:: Task description ::
Retype the opening lines of the data exactly, stopping after the line that contains "98.6, 100.0, 99.2, 97.5, 95.0, 91.0, 87.5, 84.1, 80.7, 76.8]". Skip every picture.

--------------------

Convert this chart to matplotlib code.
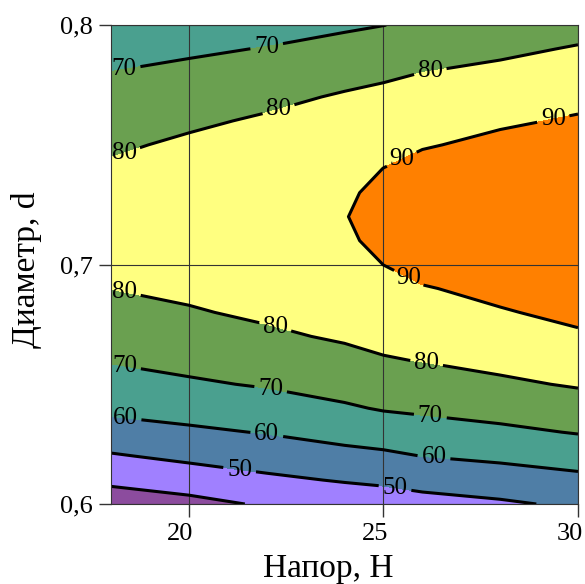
import numpy as np
import matplotlib
matplotlib.use("Agg")
import matplotlib.pyplot as plt
from matplotlib.transforms import ScaledTranslation

plt.rcParams['font.family'] = ['Liberation Serif', 'DejaVu Serif']

# Grid of the chart
head_H = [18, 20, 22, 24, 25, 26, 28, 30]
diam_d = [0.60, 0.61, 0.62, 0.63, 0.64, 0.65, 0.66, 0.67, 0.68, 0.69, 0.70,
          0.71, 0.72, 0.73, 0.74, 0.75, 0.76, 0.77, 0.78, 0.79, 0.80]

# Efficiency values along d for each H column (estimated from the contour positions)
eff_H18 = [35.0, 41.8, 49.1, 56.2, 62.0, 66.5, 70.6, 73.8, 77.0, 80.1, 81.7,
           83.4, 85.0, 83.1, 81.1, 78.8, 75.8, 72.9, 70.2, 67.0, 64.0]
eff_H20 = [37.2, 44.8, 52.1, 58.4, 63.8, 68.8, 72.6, 76.0, 79.4, 81.4, 83.2,
           84.9, 86.7, 85.4, 83.3, 81.3, 78.7, 75.4, 72.0, 68.7, 65.4]
eff_H22 = [41.1, 48.2, 54.5, 60.5, 65.8, 70.8, 74.8, 78.8, 81.2, 82.9, 84.7,
           86.6, 88.3, 87.0, 84.9, 83.0, 81.0, 78.1, 74.2, 70.4, 66.6]
eff_H24 = [43.7, 50.7, 57.3, 63.3, 68.9, 73.5, 77.8, 80.9, 82.8, 84.6, 86.5,
           88.3, 89.6, 88.3, 86.5, 84.6, 82.7, 80.8, 77.4, 73.0, 68.7]
eff_H25 = [45.0, 51.7, 58.3, 64.7, 70.7, 75.1, 79.4, 82.2, 84.8, 87.4, 90.05,
           92.7, 93.6, 92.7, 90.1, 87.4, 84.7, 81.9, 78.7, 74.4, 69.9]
eff_H26 = [46.7, 53.3, 60.1, 66.1, 71.6, 76.0, 80.3, 83.3, 86.4, 89.4, 93.3,
           96.0, 96.9, 96.0, 93.3, 89.2, 86.2, 83.1, 80.1, 75.7, 71.3]
eff_H28 = [48.7, 55.3, 61.9, 68.1, 73.5, 78.5, 82.4, 85.9, 89.3, 92.4, 95.0,
           97.0, 98.0, 97.2, 95.2, 92.3, 88.7, 85.3, 82.0, 78.3, 74.0]
eff_H30 = [51.5, 57.7, 64.1, 70.5, 75.8, 80.8, 84.8, 88.8, 92.1, 94.6, 96.8,
           98.6, 100.0, 99.2, 97.5, 95.0, 91.0, 87.5, 84.1, 80.7, 76.8]

fill_levels = [30, 40, 50, 60, 70, 80, 90, 105]
line_levels = [40, 50, 60, 70, 80, 90]
fill_colors = ['#8c4c9e', '#a080ff', '#4f7ea6', '#4aa08f', '#6aa050',
               '#ffff80', '#ff8000']

x_ticks = [20, 25, 30]
y_ticks = [0.6, 0.7, 0.8]
y_tick_labels = ['0,6', '0,7', '0,8']

label_positions = [
    (18.35, 0.780), (22.0, 0.791),
    (18.35, 0.746), (22.3, 0.765), (26.2, 0.781),
    (29.35, 0.762), (25.5, 0.743), (25.7, 0.696),
    (18.35, 0.689), (22.2, 0.673), (26.1, 0.658),
    (18.35, 0.658), (22.1, 0.648), (26.2, 0.636),
    (18.35, 0.635), (22.0, 0.629), (26.3, 0.620),
    (21.3, 0.614), (25.3, 0.607),
]

Z = np.array([eff_H18, eff_H20, eff_H22, eff_H24, eff_H25, eff_H26,
              eff_H28, eff_H30]).T
HH, DD = np.meshgrid(head_H, diam_d)

fig = plt.figure(figsize=(5.85, 5.84), dpi=100)
ax = fig.add_axes([0.190, 0.137, 0.798, 0.820])

ax.contourf(HH, DD, Z, levels=fill_levels, colors=fill_colors)
cs = ax.contour(HH, DD, Z, levels=line_levels, colors='black', linewidths=2.2)
ax.clabel(cs, fmt='%1.0f', manual=label_positions, inline=True,
          inline_spacing=4, fontsize=18, colors='black')
for t in cs.labelTexts:
    t.set_rotation(0)

ax.set_xlim(18, 30)
ax.set_ylim(0.6, 0.8)
ax.set_xticks(x_ticks)
ax.set_xticklabels([str(v) for v in x_ticks])
ax.set_yticks(y_ticks)
ax.set_yticklabels(y_tick_labels)
ax.grid(True, color='#333333', linewidth=0.8)
ax.tick_params(direction='out', length=9, width=1, color='#333333',
               labelsize=19)
ax.tick_params(axis='x', pad=5)
ax.tick_params(axis='y', pad=4)
shift = ScaledTranslation(-0.085, 0, fig.dpi_scale_trans)
for lab in ax.get_xticklabels():
    lab.set_transform(lab.get_transform() + shift)
for s in ax.spines.values():
    s.set_color('#333333')
    s.set_linewidth(0.8)

ax.set_xlabel('Напор, Н', fontsize=24)
ax.xaxis.label.set_verticalalignment('baseline')
ax.xaxis.set_label_coords(0.465, (504 - 577) / 479)
ax.set_ylabel('Диаметр, d', fontsize=24)
ax.yaxis.label.set_verticalalignment('center')
ax.yaxis.set_label_coords((26 - 111) / 467, (504 - 270) / 479)

fig.savefig('out.png', dpi=100)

--------------------

:: Problem solution ::
Convert this chart to matplotlib code.
import numpy as np
import matplotlib
matplotlib.use("Agg")
import matplotlib.pyplot as plt
from matplotlib.transforms import ScaledTranslation

plt.rcParams['font.family'] = ['Liberation Serif', 'DejaVu Serif']

# Grid of the chart
head_H = [18, 20, 22, 24, 25, 26, 28, 30]
diam_d = [0.60, 0.61, 0.62, 0.63, 0.64, 0.65, 0.66, 0.67, 0.68, 0.69, 0.70,
          0.71, 0.72, 0.73, 0.74, 0.75, 0.76, 0.77, 0.78, 0.79, 0.80]

# Efficiency values along d for each H column (estimated from the contour positions)
eff_H18 = [35.0, 41.8, 49.1, 56.2, 62.0, 66.5, 70.6, 73.8, 77.0, 80.1, 81.7,
           83.4, 85.0, 83.1, 81.1, 78.8, 75.8, 72.9, 70.2, 67.0, 64.0]
eff_H20 = [37.2, 44.8, 52.1, 58.4, 63.8, 68.8, 72.6, 76.0, 79.4, 81.4, 83.2,
           84.9, 86.7, 85.4, 83.3, 81.3, 78.7, 75.4, 72.0, 68.7, 65.4]
eff_H22 = [41.1, 48.2, 54.5, 60.5, 65.8, 70.8, 74.8, 78.8, 81.2, 82.9, 84.7,
           86.6, 88.3, 87.0, 84.9, 83.0, 81.0, 78.1, 74.2, 70.4, 66.6]
eff_H24 = [43.7, 50.7, 57.3, 63.3, 68.9, 73.5, 77.8, 80.9, 82.8, 84.6, 86.5,
           88.3, 89.6, 88.3, 86.5, 84.6, 82.7, 80.8, 77.4, 73.0, 68.7]
eff_H25 = [45.0, 51.7, 58.3, 64.7, 70.7, 75.1, 79.4, 82.2, 84.8, 87.4, 90.05,
           92.7, 93.6, 92.7, 90.1, 87.4, 84.7, 81.9, 78.7, 74.4, 69.9]
eff_H26 = [46.7, 53.3, 60.1, 66.1, 71.6, 76.0, 80.3, 83.3, 86.4, 89.4, 93.3,
           96.0, 96.9, 96.0, 93.3, 89.2, 86.2, 83.1, 80.1, 75.7, 71.3]
eff_H28 = [48.7, 55.3, 61.9, 68.1, 73.5, 78.5, 82.4, 85.9, 89.3, 92.4, 95.0,
           97.0, 98.0, 97.2, 95.2, 92.3, 88.7, 85.3, 82.0, 78.3, 74.0]
eff_H30 = [51.5, 57.7, 64.1, 70.5, 75.8, 80.8, 84.8, 88.8, 92.1, 94.6, 96.8,
           98.6, 100.0, 99.2, 97.5, 95.0, 91.0, 87.5, 84.1, 80.7, 76.8]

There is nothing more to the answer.